Le ipotesi sono due: o si prosegue nel faticoso e annoso percorso del confronto con le parti (governo, pubblica amministrazione, enti locali, etc.), o ci si colloca su un isolotto e si dà fuoco alle polveri degli anatemi. La prima ipotesi, che richiede una pazienza di Giobbe e uno stomaco più che forte, insensibile, porta a qualche risultato (tardivo, ovvio; cambiano le maggioranze ma le risorse per i profughi giuliano-dalmati sono sempre poche). Nella seconda ipotesi si costruiscono castelli di carta, sogni della materia delle nuvole, finti obiettivi buoni a riempire di sciocchezze i «blog» di  nullafacenti e a giustificare le ambizioni di qualche dirigente più o meno rampante.
 La prima ipotesi prevede il lavoro costante e quotidiano, la disponibilità a rispondere alle domande di ogni giorno e di sempre, alle richieste di aiuto; nella seconda ci si può permettere di immaginare grandi scenari sospesi in aria e deserti.
 Le domande, elementari, sono queste: quali sono gli strumenti migliori per guadagnare quel che è possibile in termini di risarcimento (non soltanto materiale) agli esuli per quanto perduto (beni, ambiente, prospettive)?
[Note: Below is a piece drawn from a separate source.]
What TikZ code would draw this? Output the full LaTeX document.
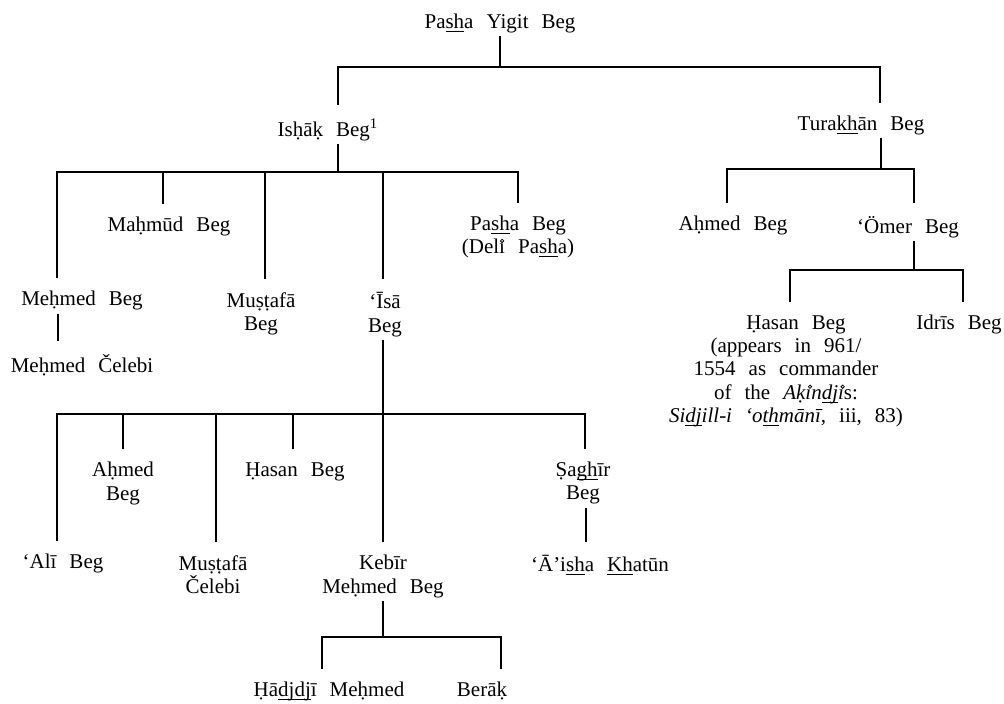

Di contro, detto crudamente, quale peso esercita oggettivamente la comunità dei profughi sulla bilancia delle relazioni con gli interlocutori istituzionali? Ciascuno rifletta.
 Gli immaginifici proclami di alcuni rieccheggiano nel vuoto: escluse le ipotesi di manifestazioni violente, di atti inconsulti, estranee allo spirito e alla civiltà dei giuliani e dei dalmati, resta soltanto la via paziente e irta della trattativa ad oltranza, che richiede scontri e conflitti quotidiani con le istituzioni, di cui questi signori – si fa per dire – non hanno la minima idea non avendolo mai fatto. Ed è proprio questa la via che eespone alcuni rappresentanti della Federazione al fuoco amico dei cecchini di casa, che li colpiscono alle spalle mentre sacrificano a questa lotta ogni loro energia.
 Nessuno ha mai escluso la possibilità di manifestazioni unitarie collettive di una certa consistenza numerica, in luoghi significativi, come a Roma. Ma ogni volta che si è arrivati al dunque non è stata certo l’ANVGD a tirarsi indietro, essendo del tutto in grado di collaborare efficacemente alla loro realizzazione. L’azione di pressing popolare rimane uno strumento essenziale delle democrazie per raggiungere risultati ritenuti giusti come certo sono i nostri. Ma allora lo si faccia insieme. Altrimenti le accuse si perdono nelle nebbie di un velleitarismo parolaio teso soltanto a raccattare consensi marginali, privi di ogni concretezza di programma.